The Other End of the See
The Other End of the See
The Other End of the Sea
By Alison Glick
A STIRRING STORY OF LOVE DISCOVERED IN UNEXPECTED PLACES, GROWING US BEYOND WHO WE THOUGHT WE WERE—OR IMAGINED WE COULD BECOME
Summer, 1981—Following the death of her father, Becky Klein, an adventurous, naive young woman from the Midwest, sets out for the Middle East, in search of her Jewish roots. She discovers something more, in a Gaza garden near a refugee camp by the sea. There she befriends the garden’s owner, a Palestinian activist who has served time in Israeli jails. As their relationship grows, Rebecca finds herself drawn into a story of roots unlike the one she had imagined.
The West Bank, Cairo, Yarmouk, Benghazi, Beirut—before long, their romance careens across a region in flames, child in tow, wrestling with conflicting maps of love, family and home.
Moving, yet brimming with flashes of humor, Alison Glick’s tangle with the search for purpose and commitment yields a bracing, radiant story for these times.
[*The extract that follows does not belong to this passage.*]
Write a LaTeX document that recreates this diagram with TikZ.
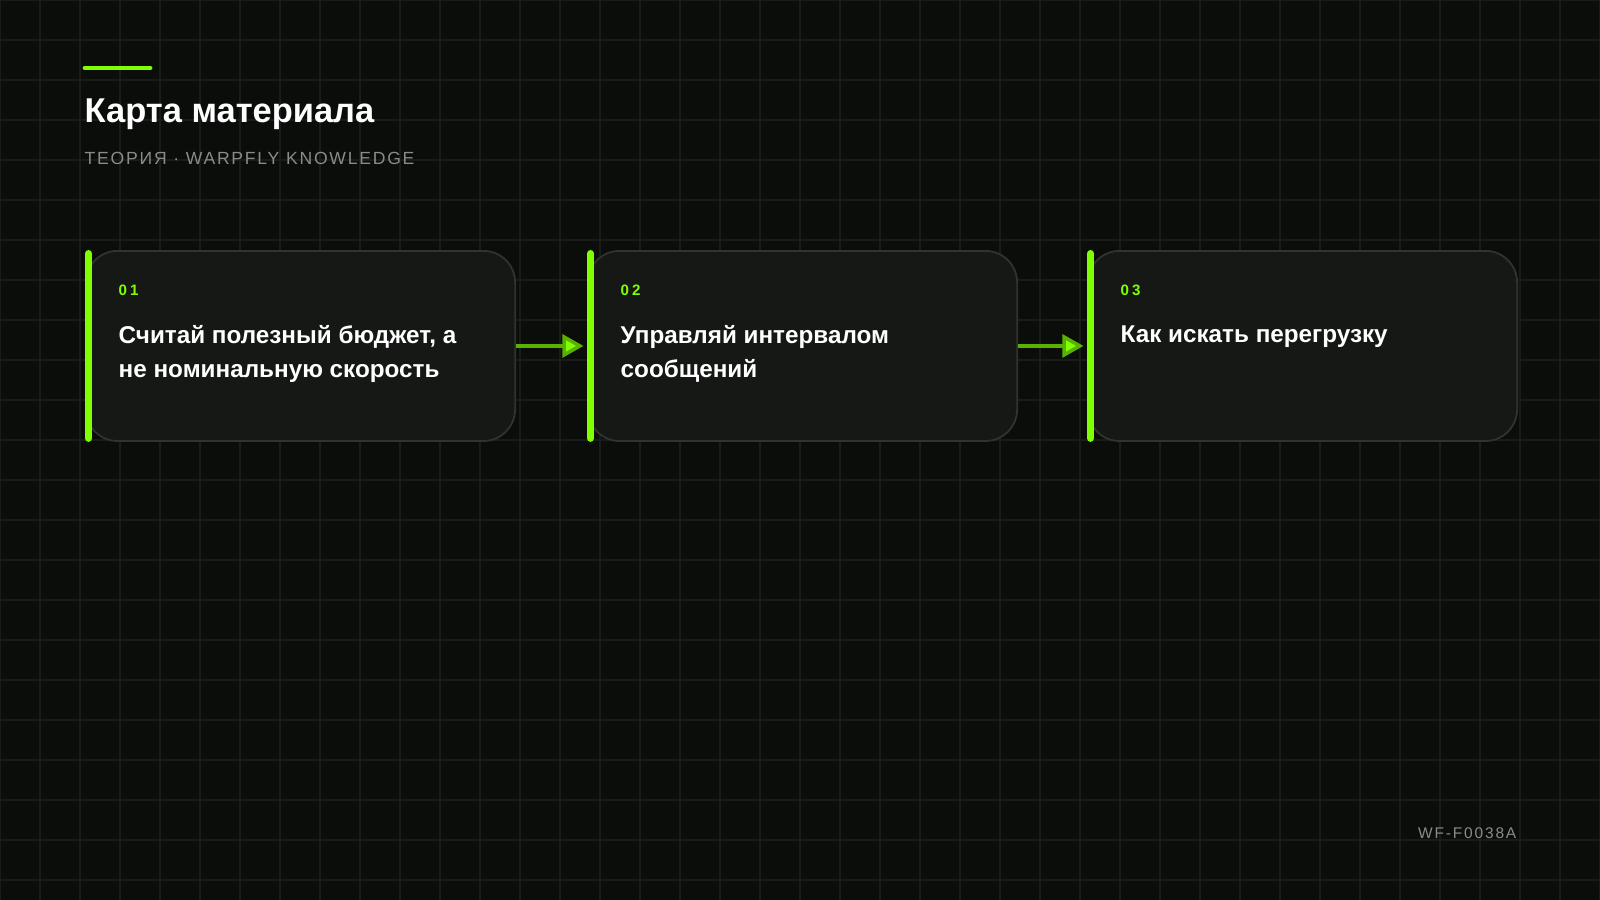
\documentclass[tikz,border=0pt]{standalone}
\usepackage{fontspec}
\setmainfont{Liberation Sans}
\usetikzlibrary{positioning, arrows.meta}
\definecolor{bg}{HTML}{0B0D0B}
\definecolor{cardfill}{HTML}{151815}
\definecolor{cardline}{HTML}{30342F}
\definecolor{lime}{HTML}{7FFF00}
\definecolor{muted}{HTML}{8A8C8A}
\tikzset{
    card/.style={draw=cardline, fill=cardfill, rounded corners=9pt, line width=0.5pt,
        minimum width=4.29cm, minimum height=1.9cm, anchor=north west},
    stepno/.style={anchor=north west, font=\bfseries\fontsize{4.3}{5}\selectfont\addfontfeature{LetterSpace=20},
        text=lime, inner sep=0pt},
    cardtext/.style={anchor=north west, align=left, font=\bfseries\fontsize{6.9}{9.7}\selectfont,
        text=white, inner sep=0pt},
    flow/.style={draw=lime!70!black, line width=1pt, -{Triangle[length=6pt, width=6.5pt, fill=lime]}},
}
\begin{document}
\begin{tikzpicture}[x=0.01cm, y=-0.01cm]
    \fill[bg] (0,0) rectangle (1600,900);
    \useasboundingbox (0,0) rectangle (1600,900);
    % faint grid
    \foreach \i in {0,40,...,1600} \draw[white!6!bg, line width=0.3pt] (\i,0) -- (\i,900);
    \foreach \j in {0,40,...,900} \draw[white!6!bg, line width=0.3pt] (0,\j) -- (1600,\j);

    % heading
    \draw[lime, line width=1.4pt, line cap=round] (85,68) -- (150,68);
    \node[anchor=base west, inner sep=0pt, text=white, font=\bfseries\fontsize{9.8}{12}\selectfont] (title) at (84,122) {Карта материала};
    \node[anchor=base west, inner sep=0pt, text=muted, font=\fontsize{5}{6}\selectfont\addfontfeature{LetterSpace=10}] (sub) at (84,164) {ТЕОРИЯ · WARPFLY KNOWLEDGE};

    % cards
    \node[card] (c1) at (85,250) {};
    \node[card] (c2) at (587,250) {};
    \node[card] (c3) at (1087,250) {};
    \foreach \c in {c1,c2,c3}
        \draw[lime, line width=2pt, line cap=round] ([xshift=1pt,yshift=-1pt]\c.north west) -- ([xshift=1pt,yshift=1pt]\c.south west);

    \node[stepno] (n1) at (118,284) {01};
    \node[stepno] (n2) at (620,284) {02};
    \node[stepno] (n3) at (1120,284) {03};
    \node[cardtext] (t1) at (118,325) {Считай полезный бюджет, а\\не номинальную скорость};
    \node[cardtext] (t2) at (620,325) {Управляй интервалом\\сообщений};
    \node[cardtext] (t3) at (1120,325) {Как искать перегрузку};

    \draw[flow] (c1.east) -- ([xshift=-1pt]c2.west);
    \draw[flow] (c2.east) -- ([xshift=-1pt]c3.west);

    % footer
    \node[anchor=base east, inner sep=0pt, text=muted, font=\fontsize{4.4}{5}\selectfont\addfontfeature{LetterSpace=12}] (code) at (1517,838) {WF-F0038A};
\end{tikzpicture}
\end{document}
Alison Glick journeyed in the early 1980s to Israel, where she lived in a kibbutz and in a town near Haifa. After studying Middle East history at Temple University, she returned and lived in the West Bank, Gaza Strip, and Yarmouk Refugee Camp in Syria for six years, working as a teacher, human rights researcher, and freelance writer. Alison’s writing has appeared in the Washington Report on Middle East Affairs, Arab Studies Quarterly, and Mondoweiss. The Other End of the Sea is her first novel.